The Theory of Moral Sentiments
Introduction to The Theory of Moral Sentiments
This was Adam Smith’s first major published work. It appeared in 1759 and was based on his lectures given at Glasgow University since his appointment as Professor of Moral Philosophy in 1752.
Smith argues that morality is not driven by some innate moral sense, as was claimed by his old teacher Francis Hutchison, but by humanity’s natural sociability – the need for approval from our peers. We behave to one another in ways that allow us to get along together, but this does not stem from a rational calculation to gain personal advantage. Instead, our responses are driven by our emotions, the principal of which is our capacity for empathy.
This is then reflected back upon ourselves through Smith’s device of the ‘impartial spectator’ – we want to see ourselves as others see us. We imagine how a disinterested stranger would view our actions and adjust our behaviour accordingly. This shapes rules, or ‘virtues’, which Smith classifies as justice, prudence and self-command.
The interaction of these moral sentiments are what makes society function, rather like the workings of a watch.
Smith also introduces his famous idea of the ‘invisible hand’. He suggests that the unintended consequences of our self-regarding actions create social institutions that allow society to function smoothly.
The wheels of the watch are all admirably adjusted to the end for which it was made, the pointing of the hour. All their various motions conspire in the nicest manner to produce this effect. If they are endowed with a desire and intention to produce it, they could not do it better. Yet we never ascribe any such desire or intention to them, but to the watch-maker, and we know that they are put into motion by a spring, which intends the effect it produces as little as they do.
Every man is, no doubt, by nature, first and principally recommended to his own care; and as he is fitter to take care of himself, than of any other person, it is fit and right that it should be so. Every man, therefore, is much more deeply interested in whatever immediately concerns himself, than in what concerns any other man.
How selfish soever man may be supposed, there are evidently some principles in his nature, which interest him in the fortune of others, and render their happiness necessary to him, though he derives nothing from it, except the pleasure of seeing it.
The Impartial Spectator
We suppose ourselves the spectators of our own behaviour, and endeavour to imagine what effect it would, in this light, produce upon us. This is the only looking-glass by which we can, in some measure, with the eyes of other people, scrutinize the propriety of our own conduct.
The care of the health, of the fortune, of the rank and reputation of the individual, the objects upon which his comfort and happiness in this life are supposed principally to depend, is considered as the proper business of that virtue which is commonly called prudence.
The very existence of society requires that unmerited and unprovoked malice should be restrained by proper punishments; and consequently, that to inflict these punishments should be regarded as a proper and laudable action.
It is the ornament which embellishes, not the foundation which supports the building, and which it was, therefore, sufficient to recommend, but by no means necessary to impose.
The man of real constancy and firmness, the wise and just man who has been thoroughly bred in the great school of self-command, in the bustle and business of the world, exposed, perhaps, to the violence and injustice of faction, and to the hardships and hazards of war, maintains this control of his passive feelings upon all occasions.....In success and in disappointment, in prosperity and in adversity, before friends and before enemies, he has often been under the necessity of supporting this manhood.
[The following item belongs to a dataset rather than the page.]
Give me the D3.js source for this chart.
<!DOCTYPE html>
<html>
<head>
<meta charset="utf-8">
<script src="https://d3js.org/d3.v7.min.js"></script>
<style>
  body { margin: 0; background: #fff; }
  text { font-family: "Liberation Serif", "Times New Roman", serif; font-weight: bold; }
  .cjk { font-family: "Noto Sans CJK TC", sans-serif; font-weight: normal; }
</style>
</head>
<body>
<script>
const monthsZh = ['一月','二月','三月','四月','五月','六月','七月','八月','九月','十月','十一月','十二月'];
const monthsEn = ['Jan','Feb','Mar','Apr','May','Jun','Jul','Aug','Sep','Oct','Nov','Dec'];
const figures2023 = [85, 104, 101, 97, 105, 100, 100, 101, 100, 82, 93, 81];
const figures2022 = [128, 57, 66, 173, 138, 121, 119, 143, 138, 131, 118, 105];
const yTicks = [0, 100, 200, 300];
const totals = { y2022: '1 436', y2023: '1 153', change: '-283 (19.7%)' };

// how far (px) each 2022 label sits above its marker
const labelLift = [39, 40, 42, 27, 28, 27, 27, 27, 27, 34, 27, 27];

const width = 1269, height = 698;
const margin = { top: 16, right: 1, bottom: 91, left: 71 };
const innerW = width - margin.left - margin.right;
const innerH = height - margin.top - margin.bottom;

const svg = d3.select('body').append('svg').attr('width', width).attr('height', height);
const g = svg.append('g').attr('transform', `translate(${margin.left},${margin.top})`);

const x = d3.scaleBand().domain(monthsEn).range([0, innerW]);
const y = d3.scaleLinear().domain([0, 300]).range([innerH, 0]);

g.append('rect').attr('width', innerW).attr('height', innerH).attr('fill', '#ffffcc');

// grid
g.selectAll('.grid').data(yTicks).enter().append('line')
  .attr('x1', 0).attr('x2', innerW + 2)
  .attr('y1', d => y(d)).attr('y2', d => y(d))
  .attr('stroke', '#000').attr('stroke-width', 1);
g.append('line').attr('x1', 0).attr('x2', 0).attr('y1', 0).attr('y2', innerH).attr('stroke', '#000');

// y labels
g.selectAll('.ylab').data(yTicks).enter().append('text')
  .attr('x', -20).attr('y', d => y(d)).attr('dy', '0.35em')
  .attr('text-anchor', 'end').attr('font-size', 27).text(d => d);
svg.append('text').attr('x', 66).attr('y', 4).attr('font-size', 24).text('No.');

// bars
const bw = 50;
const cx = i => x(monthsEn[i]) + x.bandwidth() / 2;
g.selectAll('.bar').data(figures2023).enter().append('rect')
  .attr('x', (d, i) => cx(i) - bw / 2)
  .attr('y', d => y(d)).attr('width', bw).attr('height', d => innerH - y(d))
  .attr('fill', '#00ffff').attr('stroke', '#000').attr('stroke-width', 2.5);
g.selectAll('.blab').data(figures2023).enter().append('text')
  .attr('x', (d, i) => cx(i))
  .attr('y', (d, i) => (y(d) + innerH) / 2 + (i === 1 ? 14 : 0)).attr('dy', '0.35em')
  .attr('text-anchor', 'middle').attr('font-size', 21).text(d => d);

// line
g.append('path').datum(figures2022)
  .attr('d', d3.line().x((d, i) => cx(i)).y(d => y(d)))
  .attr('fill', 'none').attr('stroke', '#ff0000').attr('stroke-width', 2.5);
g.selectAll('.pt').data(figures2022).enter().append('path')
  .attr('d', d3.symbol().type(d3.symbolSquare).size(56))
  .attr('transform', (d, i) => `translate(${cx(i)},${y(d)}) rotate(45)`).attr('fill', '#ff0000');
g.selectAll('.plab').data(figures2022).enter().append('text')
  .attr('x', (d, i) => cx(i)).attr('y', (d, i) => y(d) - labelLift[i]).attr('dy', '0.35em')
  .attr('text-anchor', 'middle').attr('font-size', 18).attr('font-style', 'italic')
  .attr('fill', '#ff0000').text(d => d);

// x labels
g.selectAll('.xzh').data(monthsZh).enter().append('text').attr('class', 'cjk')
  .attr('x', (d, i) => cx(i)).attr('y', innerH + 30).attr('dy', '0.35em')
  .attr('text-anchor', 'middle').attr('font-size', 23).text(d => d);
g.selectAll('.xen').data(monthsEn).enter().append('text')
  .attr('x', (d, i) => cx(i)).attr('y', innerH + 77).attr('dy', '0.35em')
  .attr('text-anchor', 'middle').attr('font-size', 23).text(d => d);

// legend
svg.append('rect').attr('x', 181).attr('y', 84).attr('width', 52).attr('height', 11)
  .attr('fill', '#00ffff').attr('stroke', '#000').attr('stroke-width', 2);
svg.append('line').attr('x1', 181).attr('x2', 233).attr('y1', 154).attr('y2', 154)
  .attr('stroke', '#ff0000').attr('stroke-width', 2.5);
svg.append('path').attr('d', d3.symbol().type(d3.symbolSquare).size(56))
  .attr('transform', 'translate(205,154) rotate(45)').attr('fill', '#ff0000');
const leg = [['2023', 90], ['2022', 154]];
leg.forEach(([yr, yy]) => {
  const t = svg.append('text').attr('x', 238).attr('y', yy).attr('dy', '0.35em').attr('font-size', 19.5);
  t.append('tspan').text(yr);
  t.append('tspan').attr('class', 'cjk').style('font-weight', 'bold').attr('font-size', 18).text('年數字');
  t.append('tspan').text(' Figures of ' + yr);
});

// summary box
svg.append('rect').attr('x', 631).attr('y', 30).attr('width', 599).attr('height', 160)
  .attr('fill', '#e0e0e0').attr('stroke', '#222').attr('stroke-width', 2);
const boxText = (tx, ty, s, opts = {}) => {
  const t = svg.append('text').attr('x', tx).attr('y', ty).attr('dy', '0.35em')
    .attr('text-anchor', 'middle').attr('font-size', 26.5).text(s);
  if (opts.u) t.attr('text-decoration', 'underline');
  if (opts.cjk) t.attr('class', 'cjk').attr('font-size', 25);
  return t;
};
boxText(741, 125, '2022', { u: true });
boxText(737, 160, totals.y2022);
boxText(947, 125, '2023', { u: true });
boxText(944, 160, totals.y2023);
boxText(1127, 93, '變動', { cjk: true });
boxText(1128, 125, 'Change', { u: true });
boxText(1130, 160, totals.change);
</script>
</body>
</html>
He has never dared to forget for one moment the judgment which the impartial spectator would pass upon his sentiments and conduct.
Concern for our own happiness recommends to us the virtue of prudence; concern for that of other people, the virtues of justice and beneficence—of which the one restrains us from hurting, the other prompts us to promote that happiness.
The Invisible Hand
The rich only select from the heap what is most precious and agreeable. They consume little more than the poor; and in spite of their natural selfishness and rapacity, though they mean only their own conveniency,....they divide with the poor the produce of all their improvements. They are led by an invisible hand to make nearly the same distribution of the necessaries of life which would have been made had the earth been divided into equal portions among all its inhabitants; and thus, without intending it, without knowing it, advance the interest of the society, and afford means to the multiplication of the species.